Gone were the stale, early morning buffets in drab hallways, the stuffy hotel meeting rooms, and overpriced minibars. In their place: the entire village of Mahone Bay – a picturesque town of 900 on Nova Scotia’s South Shore first settled in 1754. A familiar scene to those who don’t live there may be the three churches nestled at the head of the cove the town overlooks, an image captured on many postcards and calendars.
Bed and breakfasts hosted the participants, while local restaurants fed them. Meetings were held in the community centre.
“Many conferences that I have previously attended have been somewhat impersonal affairs, dry and frankly bordering on the unfriendly,” said Robert Volkwyn, who attended from South Africa and was billeted in a local home. “Being somewhat reserved, the setting helped me settle right into the swing of things.”
The May conference was the test of a concept conceived by a local entrepreneur. Tim Merry’s “village as a venue” idea turns the entire town into a destination for conferences by coupling its tourist infrastructure with the spaces found in any rural community – church and fire halls, community centres, legions. He hopes it will bolster visits to the town in the spring and fall, when tourism rests somewhere between slumber and dormancy.
He considers it “the Airbnb of the convention and conference centre circuit.”
Many rural communities in Nova Scotia are searching for ways to halt an economic ebb that has caused communities such as Springhill to amalgamate with more resilient municipalities. Traditional industries, like forestry, farming and fishing, have suffered. Tourism, a revenue source the province turned to decades ago, contributes 2 per cent to the province’s GDP. It is seasonal, however, with most visitors showing up in the summer.
Mahone Bay is doing better than many communities, in part because it is near Halifax, and also because it has created a tourism niche for itself. The town has some manufacturing and many small businesses catering to the tourists who flock here in July, August and September. But come October, most of the nine bed and breakfasts close until May. Restaurants reduce their hours and trim their staff, or shutter for long hiatuses in the winter.
Mr. Merry thinks his idea is a model other communities could employ. According to the Nova Scotia Tourism Agency, the province nets more than $2-billion in revenues annually through tourism, and it creates 24,000 direct jobs.
Mr. Merry, a meeting facilitator, came up with the notion after holding meetings in venues around the world.
“So it suddenly hit me that all of the facilities we needed to run a really great event were in the village,” said Mr. Merry, who was born in Nova Scotia when his father was stationed there with the Royal Navy, but raised in England. He moved back to Nova Scotia 11 years ago, and has called Mahone Bay home for six years.
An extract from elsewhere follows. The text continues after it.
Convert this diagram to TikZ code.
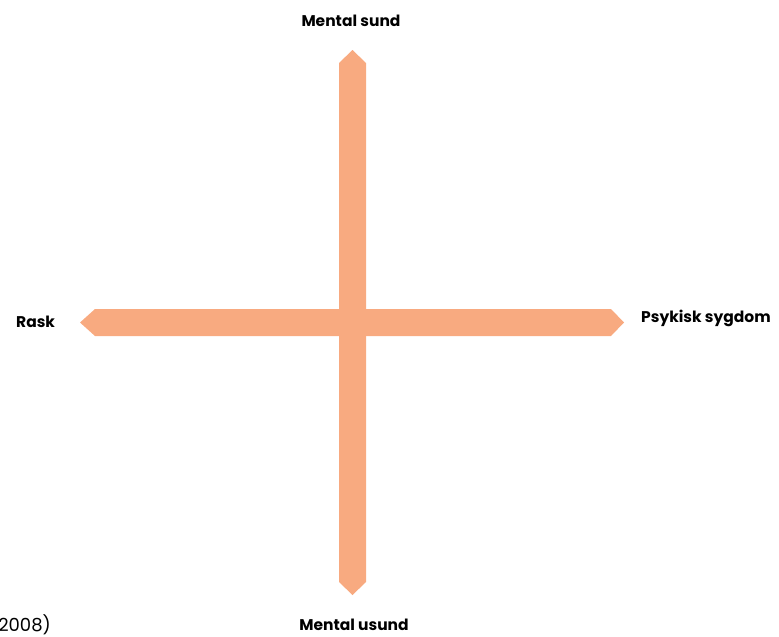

The meeting happened at the Mahone Bay Centre, which has meeting rooms, offices, and The Hub, a work space for entrepreneurs that Mr. Merry helped set up. Mateus Bistro, a restaurant that attracts diners from Halifax, organized the food for the morning and afternoon snacks, lunches and dinners, along with Rebecca’s, a new restaurant overlooking the cove that is popular with locals.
Mr. Merry said his business could bring one to two conferences a year to Mahone Bay, but he would like the town to have three to four.
Pam Birdsall, who is from Mahone Bay, attended the conference. Her take is that those who travelled to the meeting appreciated the “human scale” of Mahone Bay and the authenticity of the experience.
“People felt really good about these two young restaurateurs bringing in the food. It wasn’t some big catering thing from a hotel,” Ms. Birdsall said. “Everything was slightly highlighted. There were spotlights on the things that would normally happen in a big venue. They had a brighter light and a more engaging connection for people.”
Ms. Birdsall is co-owner of Birdsall Worthington Pottery, a well-known shop on the main street. She said the store had an uptick in traffic for the time of year during the three days of the conference.
Mr. Merry’s dilemma is how to proceed. “Is this something whereby we need to get everybody together and get everybody on board. Or is this like something where we just need to move it forward and people begin to benefit as a result. Then that builds momentum,” he wonders.
Editor's note: Incorrect references to Mahoney Bay have been corrected in this version.